Com a mesma verve sincera e venenosa com que derrubava e erguia conceitos, o dramaturgo Nelson Rodrigues certa vez disse que Juscelino Kubitschek havia levado a gargalhada para a Presidência da República. Na sua opinião, os outros presidentes tinham a rigidez de quem ouve o Hino Nacional, como se fossem estátuas de si mesmos. O estilo descontraído e aventureiro de Kubitschek, na verdade, refletia apenas a faceta mais conhecida do empreendedor obstinado, cuja trajetória é narrada em minúcias no recém-lançado JK – o artista do impossível (Objetiva, 798 págs., R$ 53,90), do jornalista Claudio Bojunga. Depois de uma década de pesquisas, Bojunga não chega a apresentar revelações bombásticas sobre o homem que ousou criar Brasília em pleno cerrado, no então longínquo Centro-Oeste. Em compensação, retrata o político como ninguém, dos tempos do menino Nonô na mineira Diamantina até o desastre de automóvel que o matou na estrada que liga São Paulo ao Rio de Janeiro, em agosto de 1976. De quebra, o jornalista ainda demonstra como JK impulsionou o Brasil rumo à modernidade e contribuiu para a efervescência cultural da segunda metade dos anos 50 e início dos 60.

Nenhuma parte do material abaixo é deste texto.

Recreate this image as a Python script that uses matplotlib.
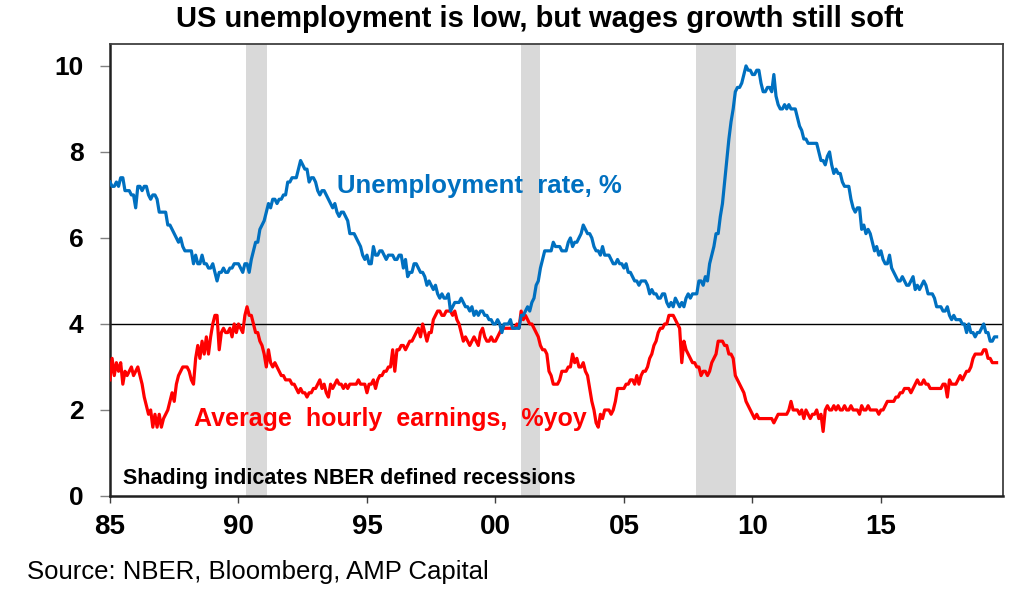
import numpy as np
import matplotlib
matplotlib.use("Agg")
import matplotlib.pyplot as plt

plt.rcParams['font.family'] = ['Liberation Sans', 'DejaVu Sans']

# monthly, Jan 1985 - Jul 2019
unemp = [
    7.3, 7.2, 7.2, 7.3, 7.2, 7.4, 7.4, 7.1, 7.1, 7.1, 7.0, 7.0,
    6.7, 7.2, 7.2, 7.1, 7.2, 7.2, 7.0, 6.9, 7.0, 7.0, 6.9, 6.6,
    6.6, 6.6, 6.6, 6.3, 6.3, 6.2, 6.1, 6.0, 5.9, 6.0, 5.8, 5.7,
    5.7, 5.7, 5.7, 5.4, 5.6, 5.4, 5.4, 5.6, 5.4, 5.4, 5.3, 5.3,
    5.4, 5.2, 5.0, 5.2, 5.2, 5.3, 5.2, 5.2, 5.3, 5.3, 5.4, 5.4,
    5.4, 5.3, 5.2, 5.4, 5.4, 5.2, 5.5, 5.7, 5.9, 5.9, 6.2, 6.3,
    6.4, 6.6, 6.8, 6.7, 6.9, 6.9, 6.8, 6.9, 6.9, 7.0, 7.0, 7.3,
    7.3, 7.4, 7.4, 7.4, 7.6, 7.8, 7.7, 7.6, 7.6, 7.3, 7.4, 7.4,
    7.3, 7.1, 7.0, 7.1, 7.1, 7.0, 6.9, 6.8, 6.7, 6.8, 6.6, 6.5,
    6.6, 6.6, 6.5, 6.4, 6.1, 6.1, 6.1, 6.0, 5.9, 5.8, 5.6, 5.5,
    5.6, 5.4, 5.4, 5.8, 5.6, 5.6, 5.7, 5.7, 5.6, 5.5, 5.6, 5.6,
    5.6, 5.5, 5.5, 5.6, 5.6, 5.3, 5.5, 5.1, 5.2, 5.2, 5.4, 5.4,
    5.3, 5.2, 5.2, 5.1, 4.9, 5.0, 4.9, 4.8, 4.9, 4.7, 4.6, 4.7,
    4.6, 4.6, 4.7, 4.3, 4.4, 4.5, 4.5, 4.5, 4.6, 4.5, 4.4, 4.4,
    4.3, 4.4, 4.2, 4.3, 4.2, 4.3, 4.3, 4.2, 4.2, 4.1, 4.1, 4.0,
    4.0, 4.1, 4.0, 3.8, 4.0, 4.0, 4.0, 4.1, 3.9, 3.9, 3.9, 3.9,
    4.2, 4.2, 4.3, 4.4, 4.3, 4.5, 4.6, 4.9, 5.0, 5.3, 5.5, 5.7,
    5.7, 5.7, 5.7, 5.9, 5.8, 5.8, 5.8, 5.7, 5.7, 5.7, 5.9, 6.0,
    5.8, 5.9, 5.9, 6.0, 6.1, 6.3, 6.2, 6.1, 6.1, 6.0, 5.8, 5.7,
    5.7, 5.6, 5.8, 5.6, 5.6, 5.6, 5.5, 5.4, 5.4, 5.5, 5.4, 5.4,
    5.3, 5.4, 5.2, 5.2, 5.1, 5.0, 5.0, 4.9, 5.0, 5.0, 5.0, 4.9,
    4.7, 4.8, 4.7, 4.7, 4.6, 4.6, 4.7, 4.7, 4.5, 4.4, 4.5, 4.4,
    4.6, 4.5, 4.4, 4.5, 4.4, 4.6, 4.7, 4.6, 4.7, 4.7, 4.7, 5.0,
    5.0, 4.9, 5.1, 5.0, 5.4, 5.6, 5.8, 6.1, 6.1, 6.5, 6.8, 7.3,
    7.8, 8.3, 8.7, 9.0, 9.4, 9.5, 9.5, 9.6, 9.8, 10.0, 9.9, 9.9,
    9.8, 9.8, 9.9, 9.9, 9.6, 9.4, 9.4, 9.5, 9.5, 9.4, 9.8, 9.3,
    9.1, 9.0, 9.0, 9.1, 9.0, 9.1, 9.0, 9.0, 9.0, 8.8, 8.6, 8.5,
    8.3, 8.3, 8.2, 8.2, 8.2, 8.2, 8.2, 8.0, 7.8, 7.8, 7.7, 7.9,
    8.0, 7.7, 7.5, 7.6, 7.5, 7.5, 7.3, 7.2, 7.2, 7.2, 6.9, 6.7,
    6.6, 6.7, 6.7, 6.2, 6.3, 6.1, 6.2, 6.1, 5.9, 5.7, 5.8, 5.6,
    5.7, 5.5, 5.4, 5.4, 5.6, 5.3, 5.2, 5.1, 5.0, 5.0, 5.1, 5.0,
    4.9, 4.9, 5.0, 5.1, 4.8, 4.9, 4.8, 4.9, 5.0, 4.9, 4.7, 4.7,
    4.7, 4.6, 4.4, 4.4, 4.4, 4.3, 4.3, 4.4, 4.2, 4.1, 4.2, 4.1,
    4.1, 4.1, 4.0, 4.0, 3.8, 4.0, 3.8, 3.8, 3.7, 3.8, 3.8, 3.9,
    4.0, 3.8, 3.8, 3.6, 3.6, 3.7, 3.7,
]

ahe = [
    2.7, 3.2, 2.8, 3.1, 2.9, 3.1, 2.6, 2.9, 2.8, 2.9, 3.0, 2.8,
    2.9, 3.0, 2.8, 2.6, 2.3, 2.1, 1.9, 2.0, 1.6, 1.9, 1.6, 1.9,
    1.6, 1.8, 1.9, 2.0, 2.2, 2.4, 2.2, 2.6, 2.8, 2.9, 3.0, 3.0,
    3.0, 2.9, 2.7, 2.6, 3.2, 3.5, 3.2, 3.6, 3.3, 3.7, 3.3, 3.7,
    4.0, 4.2, 4.2, 3.4, 3.8, 3.9, 3.8, 3.8, 3.9, 3.7, 4.0, 3.8,
    4.0, 3.9, 3.8, 4.2, 4.4, 4.2, 4.2, 4.0, 3.8, 3.8, 3.6, 3.5,
    3.3, 3.0, 3.4, 3.1, 3.0, 3.1, 3.0, 2.9, 2.8, 2.8, 2.7, 2.7,
    2.7, 2.6, 2.6, 2.5, 2.4, 2.5, 2.4, 2.4, 2.3, 2.4, 2.4, 2.5,
    2.5, 2.6, 2.7, 2.5, 2.6, 2.4, 2.3, 2.6, 2.5, 2.6, 2.7, 2.6,
    2.6, 2.5, 2.6, 2.5, 2.6, 2.6, 2.6, 2.6, 2.7, 2.6, 2.6, 2.6,
    2.4, 2.6, 2.6, 2.7, 2.5, 2.7, 2.8, 2.8, 2.9, 2.9, 3.0, 3.0,
    3.4, 2.9, 3.4, 3.4, 3.5, 3.5, 3.4, 3.5, 3.6, 3.6, 3.7, 3.8,
    3.9, 3.7, 4.0, 3.8, 3.6, 3.8, 3.8, 4.1, 4.2, 4.3, 4.3, 4.2,
    4.2, 4.3, 4.3, 4.3, 4.2, 4.3, 4.1, 4.0, 3.8, 3.6, 3.7, 3.6,
    3.5, 3.6, 3.7, 3.6, 3.5, 3.8, 3.9, 3.7, 3.6, 3.6, 3.7, 3.6,
    3.6, 3.7, 3.8, 3.9, 3.9, 3.9, 3.9, 3.9, 3.9, 3.9, 4.0, 3.9,
    4.3, 4.1, 4.2, 4.1, 4.0, 4.0, 3.9, 3.8, 3.7, 3.5, 3.4, 3.4,
    3.3, 2.9, 2.8, 2.6, 2.6, 2.6, 2.7, 2.9, 2.9, 2.9, 3.0, 3.0,
    3.3, 3.1, 3.2, 3.0, 3.0, 3.1, 2.9, 2.8, 2.5, 2.2, 2.0, 1.7,
    1.6, 1.9, 1.8, 2.0, 2.0, 2.0, 1.9, 2.0, 2.2, 2.5, 2.5, 2.5,
    2.5, 2.6, 2.6, 2.7, 2.7, 2.6, 2.8, 2.6, 2.8, 2.9, 2.9, 3.0,
    3.2, 3.3, 3.5, 3.6, 3.8, 3.9, 3.9, 4.0, 4.0, 4.2, 4.2, 4.2,
    4.1, 4.0, 3.9, 3.1, 3.6, 3.4, 3.3, 3.2, 3.1, 3.1, 3.0, 3.0,
    2.8, 2.9, 2.9, 2.8, 2.9, 3.1, 3.2, 3.3, 3.6, 3.6, 3.6, 3.5,
    3.5, 3.3, 3.3, 3.2, 2.8, 2.7, 2.6, 2.5, 2.4, 2.2, 2.1, 2.0,
    1.9, 1.8, 1.9, 1.8, 1.8, 1.8, 1.8, 1.8, 1.8, 1.8, 1.7, 1.8,
    1.9, 1.9, 1.9, 1.9, 1.9, 2.0, 2.2, 2.0, 2.0, 2.0, 1.9, 2.0,
    1.8, 2.0, 1.9, 1.8, 1.9, 1.9, 2.0, 1.8, 1.9, 1.5, 2.0, 2.1,
    2.0, 2.0, 2.1, 2.0, 2.1, 2.0, 2.0, 2.1, 2.0, 2.0, 2.1, 2.0,
    2.0, 2.0, 1.9, 2.1, 2.0, 2.0, 2.1, 2.0, 2.0, 2.0, 2.0, 1.9,
    2.0, 2.0, 2.1, 2.2, 2.2, 2.2, 2.2, 2.3, 2.3, 2.4, 2.4, 2.5,
    2.5, 2.5, 2.4, 2.5, 2.6, 2.7, 2.6, 2.6, 2.7, 2.6, 2.6, 2.5,
    2.5, 2.5, 2.5, 2.5, 2.5, 2.6, 2.6, 2.3, 2.7, 2.6, 2.6, 2.6,
    2.7, 2.8, 2.7, 2.8, 2.9, 2.9, 3.0, 3.2, 3.3, 3.3, 3.3, 3.3,
    3.4, 3.4, 3.2, 3.2, 3.1, 3.1, 3.1,
]

rec_start = [1990.3, 2001.0, 2007.8]
rec_end = [1991.1, 2001.75, 2009.35]

xticks = [1985, 1990, 1995, 2000, 2005, 2010, 2015]
xlabels = ['85', '90', '95', '00', '05', '10', '15']
yticks = [0, 2, 4, 6, 8, 10]

blue = '#0070C0'
red = '#FF0000'

t = 1985 + np.arange(len(unemp)) / 12
t2 = 1985 + np.arange(len(ahe)) / 12

fig = plt.figure(figsize=(10.24, 5.96), dpi=100)
ax = fig.add_axes([0.1074, 0.1678, 0.8721, 0.7584])

for s, e in zip(rec_start, rec_end):
    ax.axvspan(s, e, color='#D9D9D9', lw=0, zorder=0)

ax.axhline(4, color='black', lw=1, zorder=1)
ax.plot(t2, ahe, color=red, lw=2.3, zorder=3)
ax.plot(t, unemp, color=blue, lw=2.3, zorder=3)

ax.set_xlim(1985, 2019.75)
ax.set_ylim(0, 10.51)
ax.set_xticks(xticks)
ax.set_xticklabels(xlabels)
ax.set_yticks(yticks)

ax.tick_params(axis='y', length=7, width=1, color='#808080', pad=12,
               labelsize=19)
ax.tick_params(axis='x', length=5, width=1, color='#404040', pad=8,
               labelsize=20)
for lab in ax.get_xticklabels() + ax.get_yticklabels():
    lab.set_fontweight('bold')

for side in ['left', 'bottom']:
    ax.spines[side].set_linewidth(1.8)
    ax.spines[side].set_color('#202020')
for side in ['top', 'right']:
    ax.spines[side].set_linewidth(1.3)
    ax.spines[side].set_color('#404040')

ax.text(1993.83, 7.2, 'Unemployment  rate, %', color=blue, fontsize=18.5,
        fontweight='bold', va='center', ha='left')
ax.text(1988.27, 1.8, 'Average  hourly  earnings,  %yoy', color=red,
        fontsize=18, fontweight='bold', va='center', ha='left')
ax.text(1985.5, 0.4, 'Shading indicates NBER defined recessions',
        color='black', fontsize=15.5, fontweight='bold', va='center',
        ha='left')

fig.text(0.527, 0.968, 'US unemployment is low, but wages growth still soft',
         fontsize=21, fontweight='bold', ha='center', va='center')
fig.text(0.026, 0.04, 'Source: NBER, Bloomberg, AMP Capital', fontsize=18.5,
         ha='left', va='center')

fig.savefig('out.png', dpi=100)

JK – o artista do impossível traça o perfil de mais de cinco décadas do universo político brasileiro, período marcado pelo ranço conservador, pelo clima belicoso nos bastidores do poder e pela intervenção militar. O “período de exceção” foi justamente os anos JK, recheados de otimismo e realizações expressivas. Cada episódio é relatado por Bojunga dentro de uma perspectiva histórica, e quem for capaz de ultrapassar bons trechos de leitura densa certamente se deliciará com casos saborosos, como a aventura do então estudante de medicina pelos bordéis de Belo Horizonte, ainda nos anos 20. Consta que, depois de um encontro amoroso, o sempre confiante JK saíra se gabando de que a dama não lhe cobrara nada. Até perceber o sumiço do relógio, uma de suas poucas heranças de família. Foi quando entrou em ação José Maria Alkmin – seu companheiro de pensão e de trabalho noturno nos telégrafos –, que, se passando por policial recuperou a preciosidade. Estava selada uma cumplicidade que se perpetuaria pela vida afora entre JK e seu futuro ministro da Fazenda.

Autor do roteiro do documentário Os anos JK, de Silvio Tendler, Bojunga não esconde o entusiasmo pelo personagem que hoje é unanimidade nacional. Mas nem sempre foi assim. Chamado de Pé-de-Vento – uma referência irônica à sua fama de pé-de-valsa – por seus detratores, Kubitschek enfrentou incontáveis resistências ao longo de sua trajetória. Em 1955, o presidente Café Filho chegou a convocá-lo ao palácio para lembrá-lo que os ministros militares não aceitavam sua candidatura ao Catete, a então sede do governo federal. Craque em marketing, JK deu uma resposta que caiu no gosto do eleitorado: “Deus poupou-me do sentimento de medo.” Mesmo ganhando nas urnas, o presidente eleito precisou fazer muitas articulações para tomar posse. Mandato cumprido, ele se preparava para lançar nova candidatura em 1965 quando teve o sonho interrompido pelo fatídico golpe de 1964. Amargou a prisão, o exílio e depois o ostracismo em seu próprio país. Com o fim da vida pública, o casamento com Sarah, que o introduzira na aristocracia mineira, se deteriorou por completo. Em seus últimos tempos, contabilizava poucos e fiéis amigos, além da companhia da bela Maria Lúcia Pedroso, que conhecera em 1958 e com quem provavelmente se encontraria no Rio se não fosse a morte trágica.